The Great Gatsby the Color White: Symbol of Tarnish?
The color white is oftentimes unanimously associated with purity, hope, and innocence. However, in the Great Gatsby, by F. Scott Fitzgerald, the color has the deeper meaning of false purity over goodness. With the taboo characteristics that Fitzgerald's white carries, the reader is led to a false sense of security throughout the course of the novel; just how far was this rebel of a writer willing to go to break down borders? It is later found out that the symbol of white very much plays into the ironic theme of illusion versus reality. The characters in the novel are not the only ones dumbfounded at the confusion of life; things are not in the norm anymore, and Fitzgerald's new use of the color white further exemplifies the confusion of illusion versus reality amongst people during the American modernistic period.

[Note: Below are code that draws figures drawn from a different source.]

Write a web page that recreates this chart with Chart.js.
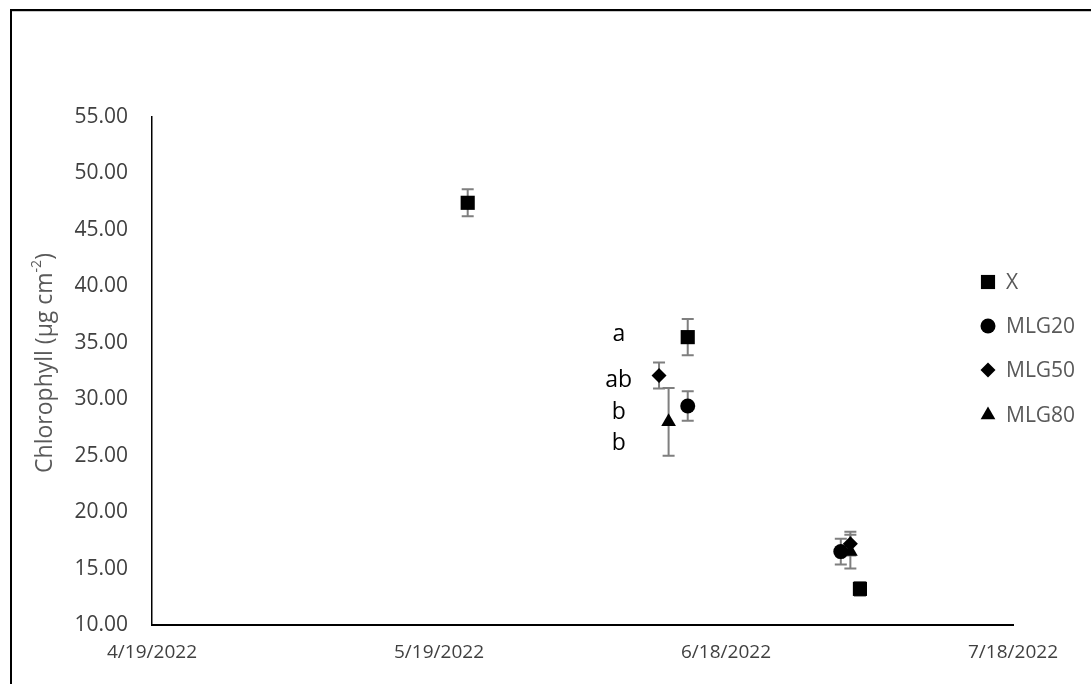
<!DOCTYPE html>
<html>
<head>
<meta charset="utf-8">
<title>Chlorophyll</title>
<script src="https://cdn.jsdelivr.net/npm/chart.js@4.4.1/dist/chart.umd.min.js"></script>
<style>
  html, body { margin: 0; padding: 0; background: #fff; overflow: hidden; }
  #frame {
    position: absolute; left: 10px; top: 9px; width: 1200px; height: 800px;
    border-left: 2px solid #000; border-top: 2px solid #000;
    box-shadow: inset 0 1px 0 #c8c8c8;
  }
  #chart { position: absolute; left: 0; top: 0; }
</style>
</head>
<body>
<div id="frame"></div>
<canvas id="chart" width="1091" height="684"></canvas>
<script>
// series data (dates as m/d/yyyy, values in µg cm-2, error = +/- half bar)
const seriesNames = ['X', 'MLG20', 'MLG50', 'MLG80'];

const xDates = ['5/22/2022', '6/14/2022', '7/2/2022'];
const xValues = [47.4, 35.5, 13.2];
const xErrors = [1.2, 1.6, 0.6];

const mlg20Dates = ['6/14/2022', '6/30/2022'];
const mlg20Values = [29.4, 16.5];
const mlg20Errors = [1.3, 1.15];

const mlg50Dates = ['6/11/2022', '7/1/2022'];
const mlg50Values = [32.1, 17.2];
const mlg50Errors = [1.15, 1.05];

const mlg80Dates = ['6/12/2022', '7/1/2022'];
const mlg80Values = [28.0, 16.5];
const mlg80Errors = [3.0, 1.5];

// significance letters next to the June cluster
const letterLabels = ['a', 'ab', 'b', 'b'];
const letterValues = [35.7, 31.7, 28.8, 26.1];
const letterDate = '6/7/2022';

// axis ticks
const xTickLabels = ['4/19/2022', '5/19/2022', '6/18/2022', '7/18/2022'];
const yMin = 10, yMax = 55, yStep = 5;

const baseDate = new Date(2022, 3, 19);
function toDay(s) {
    const [m, d, y] = s.split('/').map(Number);
    return Math.round((new Date(y, m - 1, d) - baseDate) / 86400000);
}
function toPoints(dates, values) {
    return dates.map((d, i) => ({ x: toDay(d), y: values[i] }));
}

const errorSets = [xErrors, mlg20Errors, mlg50Errors, mlg80Errors];
const styles = ['rect', 'circle', 'rectRot', 'triangle'];
const radii = [10, 7.5, 7.5, 8.5];

Chart.defaults.font.family = "'Open Sans', sans-serif";

// error bars drawn under the markers
const errorBars = {
    id: 'errorBars',
    beforeDatasetsDraw(chart) {
        const ctx = chart.ctx;
        const yScale = chart.scales.y;
        ctx.save();
        ctx.strokeStyle = '#7f7f7f';
        ctx.lineWidth = 2;
        chart.data.datasets.forEach((ds, i) => {
            const meta = chart.getDatasetMeta(i);
            meta.data.forEach((pt, j) => {
                const v = ds.data[j].y;
                const e = errorSets[i][j];
                const top = yScale.getPixelForValue(v + e);
                const bot = yScale.getPixelForValue(v - e);
                ctx.beginPath();
                ctx.moveTo(pt.x, top); ctx.lineTo(pt.x, bot);
                ctx.moveTo(pt.x - 6, top); ctx.lineTo(pt.x + 6, top);
                ctx.moveTo(pt.x - 6, bot); ctx.lineTo(pt.x + 6, bot);
                ctx.stroke();
            });
        });
        ctx.restore();
    }
};

// letters, y-axis title and legend
const extras = {
    id: 'extras',
    afterDraw(chart) {
        const ctx = chart.ctx;
        const xs = chart.scales.x, ys = chart.scales.y;
        const area = chart.chartArea;
        ctx.save();

        ctx.fillStyle = '#000';
        ctx.font = "23px 'Open Sans', sans-serif";
        ctx.textAlign = 'center';
        ctx.textBaseline = 'middle';
        const lx = xs.getPixelForValue(toDay(letterDate));
        letterLabels.forEach((t, i) => {
            ctx.fillText(t, lx - 2, ys.getPixelForValue(letterValues[i]));
        });

        // rotated axis title with superscript
        ctx.save();
        ctx.translate(45, (area.top + area.bottom) / 2 - 8);
        ctx.rotate(-Math.PI / 2);
        ctx.fillStyle = '#595959';
        ctx.textBaseline = 'middle';
        ctx.textAlign = 'left';
        const main = 'Chlorophyll (µg cm';
        const sup = '-2';
        const tail = ')';
        ctx.font = "23px 'Open Sans', sans-serif";
        const w1 = ctx.measureText(main).width;
        const w3 = ctx.measureText(tail).width;
        ctx.font = "14px 'Open Sans', sans-serif";
        const w2 = ctx.measureText(sup).width;
        let x0 = -(w1 + w2 + w3) / 2;
        ctx.font = "23px 'Open Sans', sans-serif";
        ctx.fillText(main, x0, 0);
        ctx.font = "14px 'Open Sans', sans-serif";
        ctx.fillText(sup, x0 + w1, -8);
        ctx.font = "23px 'Open Sans', sans-serif";
        ctx.fillText(tail, x0 + w1 + w2, 0);
        ctx.restore();

        // legend
        const legendY = [282, 326, 370, 415];
        const legendR = [10, 7.5, 7.5, 8.5];
        ctx.font = "21px 'Open Sans', sans-serif";
        ctx.textAlign = 'left';
        ctx.textBaseline = 'middle';
        seriesNames.forEach((name, i) => {
            ctx.fillStyle = '#000';
            ctx.strokeStyle = '#000';
            ctx.lineWidth = 0;
            Chart.helpers.drawPoint(ctx, { pointStyle: styles[i], radius: legendR[i], borderWidth: 0 }, 988, legendY[i]);
            ctx.fillStyle = '#595959';
            ctx.fillText(name, 1006, legendY[i] + 1);
        });
        ctx.restore();
    }
};

const datasets = [
    toPoints(xDates, xValues),
    toPoints(mlg20Dates, mlg20Values),
    toPoints(mlg50Dates, mlg50Values),
    toPoints(mlg80Dates, mlg80Values)
].map((pts, i) => ({
    label: seriesNames[i],
    data: pts,
    pointStyle: styles[i],
    pointRadius: radii[i],
    pointHoverRadius: radii[i],
    backgroundColor: '#000',
    borderColor: '#000',
    borderWidth: 0,
    showLine: false
}));

new Chart(document.getElementById('chart'), {
    type: 'scatter',
    data: { datasets: datasets },
    plugins: [errorBars, extras],
    options: {
        responsive: false,
        animation: false,
        layout: { padding: { left: 0, top: 117, right: 78, bottom: 0 } },
        plugins: {
            legend: { display: false },
            tooltip: { enabled: false }
        },
        scales: {
            x: {
                type: 'linear',
                min: toDay(xTickLabels[0]),
                max: toDay(xTickLabels[xTickLabels.length - 1]),
                afterBuildTicks(scale) {
                    scale.ticks = xTickLabels.map(t => ({ value: toDay(t) }));
                },
                afterFit(scale) { scale.height = 59; },
                grid: { display: false, drawTicks: false },
                border: { display: true, color: '#000', width: 2 },
                ticks: {
                    padding: 16,
                    maxRotation: 0,
                    color: '#404040',
                    font: { size: 19 },
                    callback: (v, i) => xTickLabels[i]
                }
            },
            y: {
                min: yMin,
                max: yMax,
                afterFit(scale) { scale.width = 152; },
                grid: { display: false, drawTicks: false },
                border: { display: true, color: '#000', width: 1.5 },
                ticks: {
                    stepSize: yStep,
                    padding: 24,
                    color: '#404040',
                    font: { size: 21 },
                    callback: v => v.toFixed(2)
                }
            }
        }
    }
});
</script>
</body>
</html>
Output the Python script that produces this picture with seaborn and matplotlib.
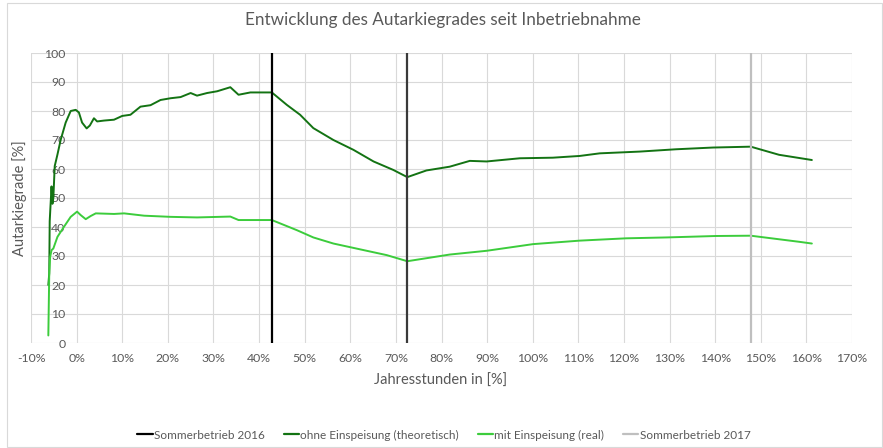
import pandas as pd
import seaborn as sns
import numpy as np
import matplotlib.pyplot as plt
from matplotlib.lines import Line2D
from matplotlib.patches import Rectangle

#--------------------data------------------------------------------
ohne_x = [-6.2, -6.0, -5.9, -5.5, -5.3, -5.1, -4.8, -4.2, -3.5, -2.4, -1.3, -0.2, 0.5, 1.2, 2.2,
          2.9, 3.8, 4.5, 6.0, 8.2, 10.0, 11.8, 14.0, 16.2, 18.4, 20.6, 22.8, 25.0, 26.4, 28.6,
          30.8, 33.7, 35.5, 38.1, 42.8, 46.1, 49.0, 51.9, 56.3, 60.7, 65.1, 69.4, 72.5, 76.7,
          81.8, 86.2, 89.9, 97.2, 104.4, 110.3, 114.7, 123.4, 131.4, 139.5, 147.8, 154.0, 161.2]
ohne_y = [20.0, 24.0, 42.0, 54.0, 48.0, 50.0, 61.0, 65.0, 70.0, 76.0, 80.0, 80.4, 79.5, 76.0, 74.0,
          75.0, 77.5, 76.4, 76.7, 77.0, 78.3, 78.7, 81.5, 82.0, 83.8, 84.4, 84.8, 86.2, 85.3, 86.2,
          86.8, 88.2, 85.6, 86.4, 86.4, 82.1, 78.7, 74.1, 70.0, 66.6, 62.6, 59.7, 57.2, 59.5,
          60.8, 62.8, 62.6, 63.7, 63.9, 64.5, 65.4, 66.0, 66.8, 67.4, 67.7, 64.9, 63.1]

mit_x = [-6.2, -6.0, -5.8, -5.5, -5.1, -4.2, -2.8, -1.3, 0.1, 0.9, 2.0, 3.1, 4.2, 8.2, 10.4,
         14.8, 20.6, 26.4, 33.7, 35.5, 42.8, 48.3, 51.9, 56.3, 63.6, 68.0, 72.5, 81.8, 89.9,
         100.1, 110.3, 120.5, 129.3, 140.2, 147.8, 158.4, 161.2]
mit_y = [2.6, 24.0, 29.7, 32.0, 32.6, 36.6, 40.0, 43.5, 45.3, 44.1, 42.7, 43.8, 44.7, 44.5, 44.7,
         43.9, 43.5, 43.3, 43.6, 42.4, 42.4, 38.9, 36.4, 34.3, 31.8, 30.3, 28.2, 30.5, 31.8,
         34.1, 35.3, 36.1, 36.4, 36.9, 37.0, 34.9, 34.3]

sommer_2016 = [42.8, 72.5]
sommer_2017 = [147.9]

series_names = ["ohne Einspeisung (theoretisch)", "mit Einspeisung (real)"]
df = pd.concat([
    pd.DataFrame({"x": ohne_x, "y": ohne_y, "serie": series_names[0]}),
    pd.DataFrame({"x": mit_x, "y": mit_y, "serie": series_names[1]}),
])

#--------------------------plot--------------------------
sns.set_theme(style="white")
plt.rcParams["font.family"] = ["Lato", "DejaVu Sans"]
text_col = "#595959"
grid_col = "#d9d9d9"
colors = {series_names[0]: "#137313", series_names[1]: "#3ccc3c"}

fig = plt.figure(figsize=(8.83, 4.48), dpi=100)
ax = fig.add_axes([31 / 883, 1 - 343 / 448, 821 / 883, 290 / 448])

sns.lineplot(data=df, x="x", y="y", hue="serie", palette=colors, sort=False,
             estimator=None, linewidth=1.4, legend=False, ax=ax)

ax.axvline(sommer_2016[0], color="black", linewidth=1.6, zorder=3)
ax.axvline(sommer_2016[1], color="#3a3a3a", linewidth=1.6, zorder=3)
for v in sommer_2017:
    ax.axvline(v, color="#bfbfbf", linewidth=1.6, zorder=3)

ax.set_xlim(-10, 170)
ax.set_ylim(0, 100)
ax.set_xticks(np.arange(-10, 171, 10))
ax.set_xticklabels([f"{t}%" for t in range(-10, 171, 10)])
ax.set_yticks(np.arange(0, 101, 10))
ax.grid(True, color=grid_col, linewidth=0.8)
ax.set_axisbelow(True)
for s in ax.spines.values():
    s.set_visible(False)
ax.spines["left"].set_position(("data", 0))
ax.tick_params(axis="both", length=0, labelsize=8.8, colors=text_col)
ax.tick_params(axis="x", pad=7)
ax.tick_params(axis="y", pad=8)
ax.set_xlabel("")
ax.set_ylabel("")

fig.text(443 / 883, 1 - 20 / 448, "Entwicklung des Autarkiegrades seit Inbetriebnahme",
         ha="center", va="center", fontsize=12.3, color=text_col)
fig.text(441 / 883, 1 - 381 / 448, "Jahresstunden in [%]", ha="center", va="center",
         fontsize=10.5, color=text_col)
fig.text(20 / 883, 1 - 198 / 448, "Autarkiegrade [%]", ha="center", va="center",
         rotation=90, fontsize=10.5, color=text_col)

handles = [
    Line2D([], [], color="black", linewidth=1.6),
    Line2D([], [], color=colors[series_names[0]], linewidth=1.6),
    Line2D([], [], color=colors[series_names[1]], linewidth=1.6),
    Line2D([], [], color="#bfbfbf", linewidth=1.6),
]
labels = ["Sommerbetrieb 2016", series_names[0], series_names[1], "Sommerbetrieb 2017"]
leg = fig.legend(handles, labels, loc="center", bbox_to_anchor=(444 / 883, 1 - 435 / 448),
                 ncol=4, frameon=False, fontsize=8.5, handlelength=1.3, handletextpad=0.1,
                 columnspacing=1.6)
for t in leg.get_texts():
    t.set_color(text_col)

fig.patches.append(Rectangle((7 / 883, 0.002), 875 / 883, 1 - 3 / 448 - 0.002,
                             transform=fig.transFigure, fill=False,
                             edgecolor=grid_col, linewidth=0.8))

fig.savefig("out.png", dpi=100)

The two leading female characters in the novel, Daisy and Jordan, are usually seen in white. In addition, Gatsby, when he wanted to meet Daisy again for the first time in five years, wore a white suit as if to show that he was good and pure, when in reality he was not. Daisy's character is enhanced by Fitzgerald's use of the color white to indicate Daisy's freshness and innocence. He notes the gleaming white house, the airy, white rooms, and Daisy lounging in a white dress. Fitzgerald evokes two meanings of white: one is the traditional meaning of purity; the second is the empowerment of whiteness. Daisy, as she is initially presented, represents both privilege and purity--a kind of princess figure. The use of white helps to characterize her as the enchanted princess who becomes incarnate as Gatsby's dream. However, the different shades of white indicate that Daisy may not be an embodiment of purity and that privilege may have a corrupting effect, at least when it is used to veil or whitewash misdeeds. This example corresponds precisely to the presentation of Daisy's character through color symbolism.